-- START COLLECTED DATA --
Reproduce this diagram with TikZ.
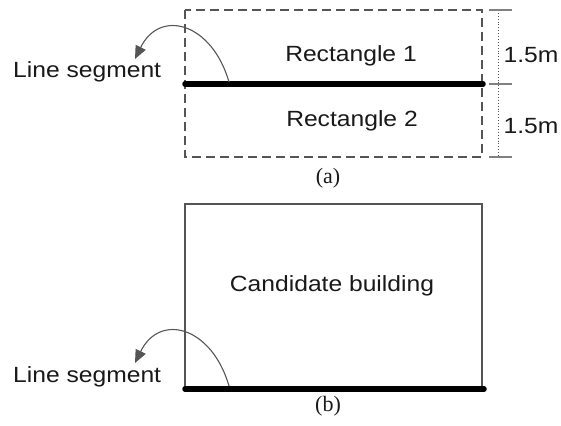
\documentclass[tikz,border=0pt]{standalone}
\usepackage{fontspec}
\setmainfont{Liberation Serif}
\newfontfamily\lab[FakeStretch=1.12]{Liberation Sans}
\usetikzlibrary{arrows.meta}
\definecolor{dgray}{HTML}{555555}
\begin{document}
\begin{tikzpicture}[x=1pt,y=-1pt,
  lbl/.style={inner sep=0pt,font=\lab\fontsize{22}{26}\selectfont,text=black!90},
  captxt/.style={inner sep=0pt,font=\fontsize{22}{25}\selectfont,text=black!90},
  thick seg/.style={line width=5.5pt,line cap=round,black},
  dashbox/.style={draw=dgray,line width=1.6pt,dash pattern=on 9pt off 5pt},
  solidbox/.style={draw=dgray,line width=1.6pt},
  bend arrow/.style={draw=dgray,line width=1.1pt,-{Triangle[length=13pt,width=11pt]}},
  dimline/.style={draw=dgray,line width=0.9pt,dotted},
  tickline/.style={draw=gray,line width=1.1pt}]
\useasboundingbox (0,0) rectangle (561,425);
% ---------- (a) ----------
\coordinate (aTL) at (185,10);
\coordinate (aBR) at (482,157);
\draw[dashbox] (aTL) rectangle (aBR);
\coordinate (aL) at (185,84);
\coordinate (aR) at (483,84);
\draw[thick seg] (aL) -- (aR);
\node[lbl] (r1) at (351,56) {Rectangle 1};
\node[lbl] (r2) at (352,121) {Rectangle 2};
\node[lbl,anchor=base west] (lsa) at (13,78) {Line segment};
\coordinate (aS) at (229,82);
\coordinate (aT) at (135,59);
\draw[bend arrow] (aS) .. controls (212,23) and (160,8) .. (aT);
% dimension
\coordinate (d0) at (498,10);
\coordinate (d1) at (498,84);
\coordinate (d2) at (498,157);
\draw[dimline] (d0) -- (d2);
\foreach \c in {d0,d1,d2}{\draw[tickline] ([xshift=-9pt]\c) -- ([xshift=14pt]\c);}
\node[lbl] (m1) at (531,55) {1.5m};
\node[lbl] (m2) at (531,126) {1.5m};
\node[captxt] (ca) at (328,178) {(a)};
% ---------- (b) ----------
\coordinate (bTL) at (185,204);
\coordinate (bBR) at (482,388);
\draw[solidbox] (bTL) rectangle (bBR);
\coordinate (bL) at (185,389);
\coordinate (bR) at (484,389);
\draw[thick seg] (bL) -- (bR);
\node[lbl] (cb) at (332,286) {Candidate building};
\node[lbl,anchor=base west] (lsb) at (13,382) {Line segment};
\coordinate (bS) at (229,386);
\coordinate (bT) at (135,363);
\draw[bend arrow] (bS) .. controls (212,327) and (160,312) .. (bT);
\node[captxt] (cbb) at (328,406) {(b)};
\end{tikzpicture}
\end{document}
-- END COLLECTED DATA --
OBJECTIVE: The data above needs to be retyped exactly, with the images left out.

EXPECTED ANSWER:
Reproduce this diagram with TikZ.
\documentclass[tikz,border=0pt]{standalone}
\usepackage{fontspec}
\setmainfont{Liberation Serif}
\newfontfamily\lab[FakeStretch=1.12]{Liberation Sans}
\usetikzlibrary{arrows.meta}
\definecolor{dgray}{HTML}{555555}
\begin{document}
\begin{tikzpicture}[x=1pt,y=-1pt,
  lbl/.style={inner sep=0pt,font=\lab\fontsize{22}{26}\selectfont,text=black!90},
  captxt/.style={inner sep=0pt,font=\fontsize{22}{25}\selectfont,text=black!90},
  thick seg/.style={line width=5.5pt,line cap=round,black},
  dashbox/.style={draw=dgray,line width=1.6pt,dash pattern=on 9pt off 5pt},
  solidbox/.style={draw=dgray,line width=1.6pt},
  bend arrow/.style={draw=dgray,line width=1.1pt,-{Triangle[length=13pt,width=11pt]}},
  dimline/.style={draw=dgray,line width=0.9pt,dotted},
  tickline/.style={draw=gray,line width=1.1pt}]
\useasboundingbox (0,0) rectangle (561,425);
% ---------- (a) ----------
\coordinate (aTL) at (185,10);
\coordinate (aBR) at (482,157);
\draw[dashbox] (aTL) rectangle (aBR);
\coordinate (aL) at (185,84);
\coordinate (aR) at (483,84);
\draw[thick seg] (aL) -- (aR);
\node[lbl] (r1) at (351,56) {Rectangle 1};
\node[lbl] (r2) at (352,121) {Rectangle 2};
\node[lbl,anchor=base west] (lsa) at (13,78) {Line segment};
\coordinate (aS) at (229,82);
\coordinate (aT) at (135,59);
\draw[bend arrow] (aS) .. controls (212,23) and (160,8) .. (aT);
% dimension
\coordinate (d0) at (498,10);
\coordinate (d1) at (498,84);
\coordinate (d2) at (498,157);
\draw[dimline] (d0) -- (d2);
\foreach \c in {d0,d1,d2}{\draw[tickline] ([xshift=-9pt]\c) -- ([xshift=14pt]\c);}
\node[lbl] (m1) at (531,55) {1.5m};
\node[lbl] (m2) at (531,126) {1.5m};
\node[captxt] (ca) at (328,178) {(a)};
% ---------- (b) ----------
\coordinate (bTL) at (185,204);
\coordinate (bBR) at (482,388);
\draw[solidbox] (bTL) rectangle (bBR);
\coordinate (bL) at (185,389);
\coordinate (bR) at (484,389);
\draw[thick seg] (bL) -- (bR);
\node[lbl] (cb) at (332,286) {Candidate building};
\node[lbl,anchor=base west] (lsb) at (13,382) {Line segment};
\coordinate (bS) at (229,386);
\coordinate (bT) at (135,363);
\draw[bend arrow] (bS) .. controls (212,327) and (160,312) .. (bT);
\node[captxt] (cbb) at (328,406) {(b)};
\end{tikzpicture}
\end{document}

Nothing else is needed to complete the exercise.